Failure analysis of bolted steel plate connections with three-dimensional flexibilities

Abstract

Steel plates are widely used in construction to connect different structural elements using welding or bolts. The fracture in these plates may lead to catastrophic consequences such as structural collapse. The paper investigates steel plates' deformation capacity and fracture behavior in bolted connections in three-dimensional (3D) flexibility. The peridynamic method is utilized to model the excessive deformation and fracture of steel plates in bolted connections when they are influenced by shear, moment, and torsion. The mesh-free nature of peridynamics enables modeling the extreme deformation and fracture in ductile materials such as steel.
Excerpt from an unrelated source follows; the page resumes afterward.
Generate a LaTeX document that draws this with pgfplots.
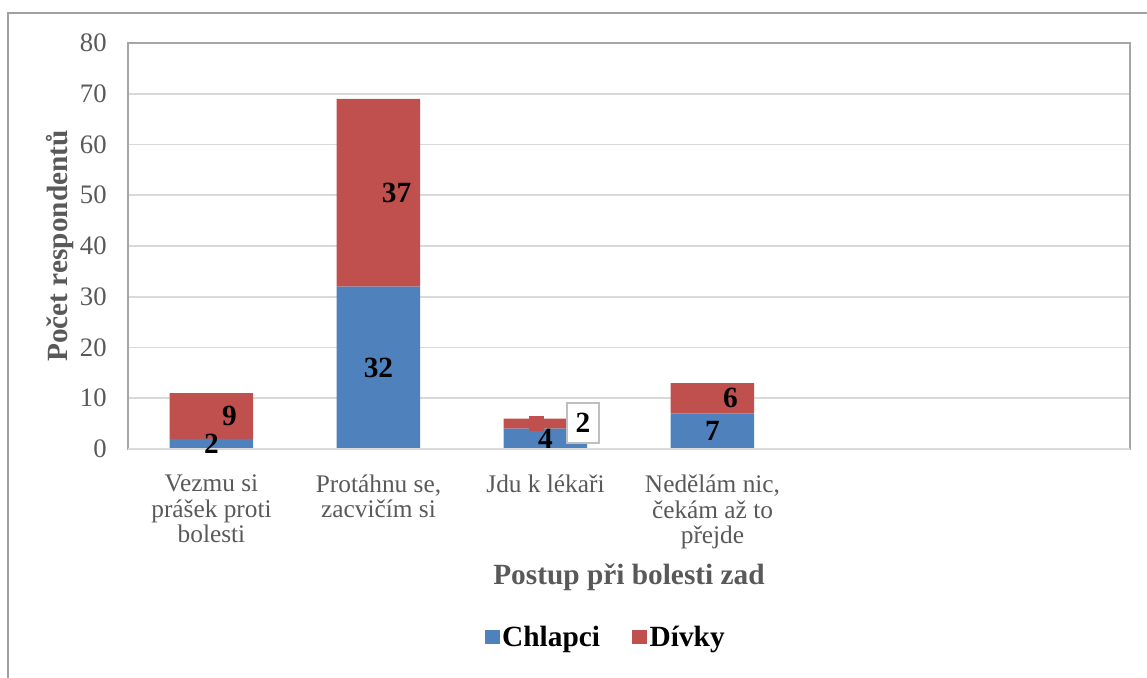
\documentclass[border=0pt]{standalone}
\usepackage{fontspec}
\setmainfont{Liberation Serif}
\usepackage{pgfplots}
\pgfplotsset{compat=1.18}
\definecolor{cblue}{HTML}{4F81BD}
\definecolor{cred}{HTML}{C0504D}
\definecolor{txtgray}{HTML}{595959}
\definecolor{gridgray}{HTML}{D9D9D9}
\definecolor{framegray}{HTML}{A6A6A6}
\definecolor{outergray}{HTML}{A0A0A0}
\tikzset{dlab/.style={font=\bfseries\fontsize{22}{24}\selectfont, text=black}}
\begin{document}
\begin{tikzpicture}
\useasboundingbox (-96pt,-171.75pt) rectangle (764.25pt,336.75pt);
\draw[outergray, line width=1pt] (-90pt,-220pt) -- (-90pt,327pt) -- (900pt,327pt);
\begin{axis}[
  at={(0pt,0pt)}, anchor=south west,
  scale only axis, width=751.5pt, height=304.5pt,
  xmin=-0.5, xmax=5.5, ymin=0, ymax=80,
  ybar stacked, bar width=0.5,
  xtick={0,1,2,3},
  xticklabels={{Vezmu si\\prášek proti\\bolesti},{Protáhnu se,\\zacvičím si},{Jdu k lékaři},{Nedělám nic,\\čekám až to\\přejde}},
  ytick={0,10,...,80},
  ymajorgrids, grid style={gridgray, line width=1.2pt},
  axis line style={framegray, line width=1.5pt},
  major tick length=0pt,
  /pgf/number format/assume math mode=true,
  yticklabel style={font=\fontsize{20}{21}\selectfont, text=txtgray, xshift=-12.5pt},
  xticklabel style={font=\fontsize{19}{19}\selectfont, text=txtgray, align=center, yshift=-16pt},
  ylabel={Počet respondentů},
  ylabel style={font=\bfseries\fontsize{22}{24}\selectfont, text=txtgray, at={(axis description cs:-0.0679,0.5)}, anchor=center},
  xlabel={Postup při bolesti zad},
  xlabel style={font=\bfseries\fontsize{22}{24}\selectfont, text=txtgray, at={(rel axis cs:0.5,0)}, anchor=center, yshift=-96pt},
  legend image code/.code={\fill[#1] (-3pt,-5.6pt) rectangle (8.25pt,5.6pt);},
  legend style={at={(rel axis cs:0.477,-0.463)}, anchor=center, draw=none, fill=none,
    legend columns=2, font=\bfseries\fontsize{22}{24}\selectfont,
    /tikz/every even column/.append style={column sep=22pt}},
]
\addplot[fill=cblue, draw=none] coordinates {(0,2) (1,32) (2,4) (3,7)};
\addplot[fill=cred, draw=none] coordinates {(0,9) (1,37) (2,2) (3,6)};
\legend{Chlapci, Dívky}
\coordinate (bl) at (rel axis cs:0,0);
\coordinate (br) at (rel axis cs:1,0);
\coordinate (sqa) at (axis cs:1.901,3.6);
\coordinate (sqb) at (axis cs:1.991,6.56);
\coordinate (l1) at (axis cs:0,1);
\coordinate (l2) at (axis cs:0.108,6.5);
\coordinate (l3) at (axis cs:1,16);
\coordinate (l4) at (axis cs:1.108,50.5);
\coordinate (l5) at (axis cs:2,2);
\coordinate (l6) at (axis cs:2.225,5.12);
\coordinate (l7) at (axis cs:3,3.5);
\coordinate (l8) at (axis cs:3.108,10);
\end{axis}
\draw[gridgray, line width=1.5pt] (bl) -- (br);
\fill[cred] (sqa) rectangle (sqb);
\node[dlab] at (l1) {2};
\node[dlab] at (l2) {9};
\node[dlab] at (l3) {32};
\node[dlab] at (l4) {37};
\node[dlab] at (l5) {4};
\node[dlab, draw=gray!50, fill=white, line width=1.2pt, minimum width=24pt, minimum height=30pt, inner sep=0pt] at (l6) {2};
\node[dlab] at (l7) {7};
\node[dlab] at (l8) {6};
\end{tikzpicture}
\end{document}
We validate the 3D peridynamic model by comparing its fracture and deformation results with experimental measurements and observations in several loading and boundary conditions. The paper highlights the following novelties: (1) a new and highly efficient 3D peridynamic model is proposed to model fractures in steel plates when exposed to combined actions of shear, moment, and torsion simultaneously; (2) the proposed 3D peridynamic model overcomes the difficulties faced by the mesh-based methods in modeling excessive deformation in ductile materials such as steel; (3) the study also reveals a shift in the fracture behavior of steel plates from ductile to brittle when exposed to high values of moment and torsion. This shift in fracture behavior has not been thoroughly addressed, impacting the integrity of steel structures and the warning stage for yielding. Overall, utilizing the 3D peridynamic model as a modeling and simulation tool can help engineers and researchers examine the behavior of steel plates under various loading conditions, thus allowing for optimization of the design of steel plates used widely in steel construction.